Many couples like what we wedding photographers call “grip and grins” of their favorite people in the album. Since these images are visually boring, there’s not a lot of creativity on the spread. I like to handle this is by using a more interesting anchor photo. In this case, the bride and groom’s Mr and Mrs signs add in a decor bonus to a simple, posed picture. Another way I try to keep the spread from distraction is by trying to keep the heads about the same size in the group grip and grins.
When it comes to any kind of wedding, my general take is that less is more in the album design. Show your client as few pictures as it takes to tell the story so you don’t overwhelm them. Lay out the photos in a graphically pleasing design while also keeping the focus on the images. This is especially true when it comes to Indian wedding album design or Southeast Asian wedding albums. There are so many design elements within the wedding already and so many colors, textures and patterns within each photo. To go crazy with design itself would overwhelm the images. One of the reasons so many Indian couples hire Turn Loose the Art for their Southeast Asian weddings is for a clean style and album any couple could receive.

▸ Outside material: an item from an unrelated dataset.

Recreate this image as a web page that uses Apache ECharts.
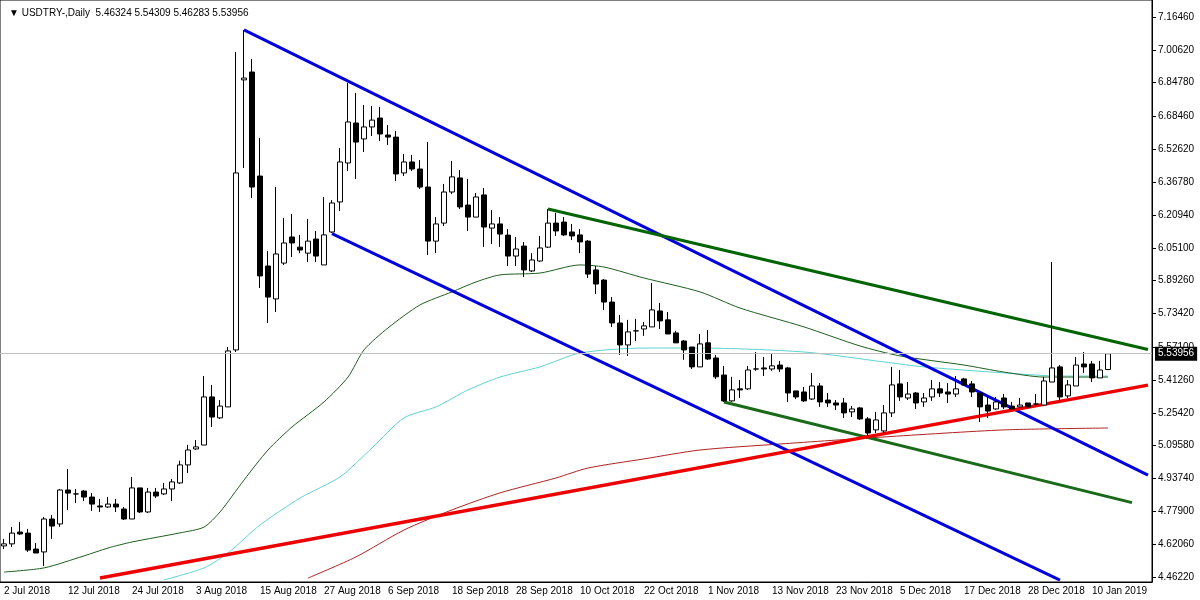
<!DOCTYPE html>
<html><head><meta charset="utf-8">
<script src="https://cdn.jsdelivr.net/npm/echarts@6/dist/echarts.min.js"></script>
<style>html,body{margin:0;padding:0;background:#fff}#c{width:1200px;height:600px}</style>
</head><body><div id="c"></div>
<script>
// Trading days (weekdays, skipping 25 Dec and 1 Jan), 2 Jul 2018 .. 21 Jan 2019
const MONTHS = ['Jan','Feb','Mar','Apr','May','Jun','Jul','Aug','Sep','Oct','Nov','Dec'];
const categories = [];
(function(){
  const d = new Date(Date.UTC(2018,6,2));
  while (categories.length < 144) {
    const wd = d.getUTCDay();
    const key = d.getUTCMonth()+'-'+d.getUTCDate();
    if (wd !== 0 && wd !== 6 && key !== '11-25' && key !== '0-1') {
      categories.push(d.getUTCDate()+' '+MONTHS[d.getUTCMonth()]+' '+d.getUTCFullYear());
    }
    d.setUTCDate(d.getUTCDate()+1);
  }
})();

// OHLC: [open, close, low, high]
const ohlc = [
[4.612,4.622,4.597,4.646],[4.622,4.674,4.607,4.704],[4.679,4.670,4.665,4.728],[4.674,4.592,4.583,4.694],
[4.597,4.578,4.578,4.626],[4.583,4.742,4.515,4.752],[4.742,4.708,4.646,4.761],[4.718,4.882,4.704,4.887],
[4.882,4.867,4.785,4.983],[4.863,4.863,4.819,4.887],[4.877,4.848,4.829,4.882],[4.848,4.814,4.781,4.867],
[4.805,4.800,4.776,4.839],[4.800,4.814,4.795,4.848],[4.814,4.800,4.776,4.839],[4.790,4.742,4.737,4.800],
[4.742,4.892,4.742,4.945],[4.892,4.776,4.771,4.892],[4.776,4.872,4.771,4.892],[4.872,4.853,4.843,4.892],
[4.863,4.887,4.858,4.916],[4.887,4.921,4.829,4.935],[4.916,5.003,4.911,5.023],[5.003,5.075,4.964,5.100],
[5.080,5.090,5.075,5.123],[5.099,5.331,5.099,5.432],[5.331,5.234,5.186,5.389],[5.230,5.287,5.225,5.316],
[5.283,5.553,5.283,5.572],[5.558,6.412,5.548,6.996],[6.861,6.870,6.436,7.102],[6.899,6.344,6.291,6.962],
[6.397,5.915,5.857,6.581],[5.963,5.813,5.688,6.035],[5.804,6.021,5.741,6.344],[5.977,6.074,5.968,6.195],
[6.103,6.074,6.006,6.214],[6.054,6.040,6.025,6.113],[6.025,6.083,5.982,6.190],[6.093,6.011,5.982,6.132],
[5.968,6.113,5.968,6.296],[6.127,6.267,6.122,6.281],[6.272,6.465,6.228,6.532],[6.460,6.658,6.421,6.846],
[6.653,6.561,6.383,6.798],[6.576,6.634,6.513,6.740],[6.634,6.667,6.590,6.735],[6.677,6.600,6.566,6.730],
[6.595,6.585,6.547,6.643],[6.585,6.407,6.373,6.614],[6.412,6.465,6.397,6.503],[6.465,6.431,6.421,6.499],
[6.431,6.344,6.335,6.474],[6.344,6.083,6.016,6.561],[6.083,6.166,6.026,6.199],[6.170,6.320,6.156,6.359],
[6.320,6.393,6.310,6.470],[6.388,6.248,6.238,6.426],[6.257,6.199,6.132,6.383],[6.199,6.296,6.199,6.315],
[6.306,6.151,6.055,6.339],[6.146,6.166,6.069,6.233],[6.166,6.117,6.055,6.199],[6.112,6.011,5.963,6.141],
[6.011,6.045,5.963,6.103],[6.059,5.944,5.910,6.079],[5.939,5.992,5.934,6.025],[5.987,6.050,5.982,6.108],
[6.054,6.170,6.050,6.238],[6.170,6.132,6.108,6.219],[6.175,6.113,6.108,6.199],[6.127,6.108,6.088,6.166],
[6.113,6.079,6.025,6.141],[6.083,5.924,5.905,6.088],[5.944,5.876,5.828,5.963],[5.895,5.789,5.751,5.900],
[5.789,5.688,5.669,5.813],[5.688,5.582,5.534,5.727],[5.582,5.645,5.529,5.703],[5.650,5.650,5.601,5.708],
[5.659,5.674,5.626,5.693],[5.669,5.751,5.669,5.881],[5.746,5.698,5.659,5.785],[5.703,5.635,5.635,5.741],
[5.640,5.592,5.592,5.650],[5.601,5.558,5.510,5.606],[5.572,5.476,5.466,5.572],[5.476,5.587,5.476,5.635],
[5.592,5.514,5.510,5.654],[5.519,5.428,5.418,5.533],[5.437,5.312,5.307,5.481],[5.312,5.365,5.307,5.428],
[5.370,5.365,5.326,5.413],[5.370,5.461,5.365,5.481],[5.466,5.466,5.457,5.548],[5.471,5.466,5.432,5.524],
[5.466,5.481,5.457,5.538],[5.485,5.466,5.452,5.505],[5.471,5.350,5.307,5.476],[5.360,5.331,5.321,5.360],
[5.355,5.312,5.307,5.379],[5.321,5.384,5.316,5.447],[5.384,5.307,5.283,5.398],[5.316,5.302,5.283,5.350],
[5.302,5.292,5.268,5.316],[5.302,5.254,5.230,5.326],[5.259,5.273,5.234,5.287],[5.278,5.225,5.220,5.283],
[5.225,5.157,5.143,5.234],[5.172,5.220,5.157,5.259],[5.167,5.254,5.157,5.292],[5.254,5.389,5.234,5.476],
[5.394,5.331,5.312,5.461],[5.326,5.345,5.316,5.403],[5.350,5.302,5.273,5.355],[5.307,5.326,5.283,5.350],
[5.331,5.370,5.312,5.413],[5.370,5.350,5.331,5.403],[5.355,5.345,5.302,5.398],[5.345,5.370,5.331,5.432],
[5.418,5.389,5.384,5.423],[5.394,5.355,5.331,5.408],[5.350,5.283,5.210,5.350],[5.292,5.263,5.230,5.331],
[5.273,5.307,5.268,5.331],[5.326,5.283,5.273,5.345],[5.287,5.273,5.268,5.307],[5.283,5.292,5.278,5.326],
[5.302,5.283,5.278,5.302],[5.297,5.297,5.287,5.345],[5.292,5.408,5.287,5.428],[5.403,5.471,5.403,5.982],
[5.476,5.331,5.312,5.485],[5.336,5.389,5.326,5.413],[5.384,5.485,5.384,5.524],[5.490,5.476,5.447,5.548],
[5.490,5.423,5.403,5.505],[5.423,5.461,5.423,5.505],[5.46324,5.53956,5.46283,5.54309]
];
const lastClose = 5.53956;

// Moving averages: [barIndex, value]
const maGreen = [[0,4.486],[5,4.506],[10,4.564],[13,4.602],[16,4.631],[22,4.675],[25,4.703],[27,4.776],[30,4.930],[33,5.075],[36,5.186],[40,5.307],[43,5.427],[45,5.558],[48,5.664],[52,5.775],[56,5.838],[59,5.886],[62,5.920],[67,5.929],[72,5.968],[75,5.958],[80,5.905],[87,5.838],[92,5.760],[100,5.669],[107,5.577],[112,5.529],[120,5.485],[125,5.451],[130,5.427],[138,5.427]];
const maCyan = [[20,4.448],[25,4.506],[28,4.578],[32,4.713],[37,4.843],[42,4.945],[46,5.085],[50,5.230],[54,5.283],[58,5.365],[62,5.427],[67,5.476],[72,5.543],[80,5.567],[87,5.567],[100,5.548],[110,5.500],[115,5.476],[125,5.447],[132,5.432],[138,5.432]];
const maRed = [[38,4.457],[44,4.559],[50,4.689],[56,4.786],[62,4.868],[69,4.940],[73,4.988],[80,5.032],[87,5.075],[97,5.104],[110,5.138],[125,5.172],[138,5.181]];

// Trend lines: [barIndex, price]
const blueUpper = [[30,7.102],[143,4.954]];
const blueLower = [[41,6.119],[132,4.447]];
const greenUpper = [[68,6.238],[143,5.56]];
const greenLower = [[90,5.307],[141,4.821]];
const redSupport = [[12,4.457],[143,5.388]];

const yTicks = [7.1646,7.0062,6.8478,6.6846,6.5262,6.3678,6.2094,6.051,5.8926,5.7342,5.571,5.4126,5.2542,5.0958,4.9374,4.779,4.6206,4.4622];

const font = '"Liberation Sans", Arial, sans-serif';
function line(data, color, width, smooth){
  return {type:'line', data, symbol:'none', smooth: smooth?0.25:false, connectNulls:true, silent:true,
    lineStyle:{color, width}, z: 3, clip:true};
}
const chart = echarts.init(document.getElementById('c'));
chart.setOption({
  animation:false,
  backgroundColor:'#fff',
  title:{text:'▼ USDTRY-,Daily  5.46324 5.54309 5.46283 5.53956', left:4, top:3,
    textStyle:{fontSize:10, fontWeight:'normal', color:'#000', fontFamily:font}},
  grid:{left:0, right:48, top:0, bottom:18, show:true, borderColor:'#000', borderWidth:1},
  xAxis:{type:'category', data:categories, boundaryGap:true,
    axisLine:{lineStyle:{color:'#000'}},
    axisTick:{interval:7, alignWithLabel:true, length:4, lineStyle:{color:'#000'}},
    axisLabel:{interval:7, align:'left', margin:4, fontSize:10, color:'#000', fontFamily:font},
    splitLine:{show:false}},
  yAxis:{type:'value', position:'right', min:4.438, max:7.2466, scale:true,
    axisLine:{show:true, lineStyle:{color:'#000'}},
    axisTick:{show:true, length:4, customValues:yTicks, lineStyle:{color:'#000'}},
    axisLabel:{customValues:yTicks, formatter:v=>v.toFixed(5), fontSize:10, color:'#000', margin:6, fontFamily:font},
    splitLine:{show:false}},
  series:[
    line(maRed,'#b22222',1,true),
    line(maCyan,'#5fd3d3',1,true),
    line(maGreen,'#1f5f1f',1,true),
    {type:'candlestick', data:ohlc, barWidth:5, z:4,
      itemStyle:{color:'#fff', color0:'#000', borderColor:'#000', borderColor0:'#000', borderWidth:1},
      markLine:{silent:true, symbol:'none', animation:false,
        lineStyle:{color:'#c0c0c0', width:1, type:'solid'},
        label:{position:'end', formatter:lastClose.toFixed(5), backgroundColor:'#000', color:'#fff',
          fontSize:10, padding:[2,3], fontFamily:font, distance:3},
        data:[{yAxis:lastClose}]}},
    line(blueUpper,'#0000dd',3),
    line(blueLower,'#0000dd',3),
    line(greenUpper,'#006400',3),
    line(greenLower,'#1a6a1a',3),
    line(redSupport,'#ee0000',3.5)
  ]
});
</script></body></html>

Stats: 64 pages, 111 images, 10×13 Finao One, Green Label Design style
Rebecca Kiger’s photography is the perfect match for my newer Simple Album Design service. I always enjoy receiving her albums because she has a very consistent style – the easiest ways to make simple, consistent wedding album designs. The result of this classy album design is right on par with the other albums I’ve produced for her this year!
Stats: 155 images, 100 pages, Simple Album Design, 16×12 album size
Here are a few of my favorite spreads:
Allegra recently contacted me about redesigning an album for her in a new style. Her wedding clients were looking for a design that had more grid elements in it and also wanted to move to a flipbook album design or calendar style album rather than the traditional albums most photographers offer. The flipbook style album opens like a calendar, vertically. Most books and albums open horizontally – just like the paperbacks and magazines your read on a daily basis. Album binding companies such as Finao and VisionArt offer album styles like this. Since their introduction a few years ago, they’ve been hot sellers at Finao I’m told!
In the above spread, I made use of the opening within the spread to create boundaries for the key image. The black and whites Allegra sent over were incredible and I wanted to showcase the standout image weighted on the bottom of the spread.
In the spread below, I chose my favorite image from the bride and groom portraits. It’s a touching moment in addition to the gorgeous lighting, so I felt it deserved the full spread.
Keeping in mind her clients’ wishes for a more grid based design, I constantly mixed the spreads up to provide a block of images here and there.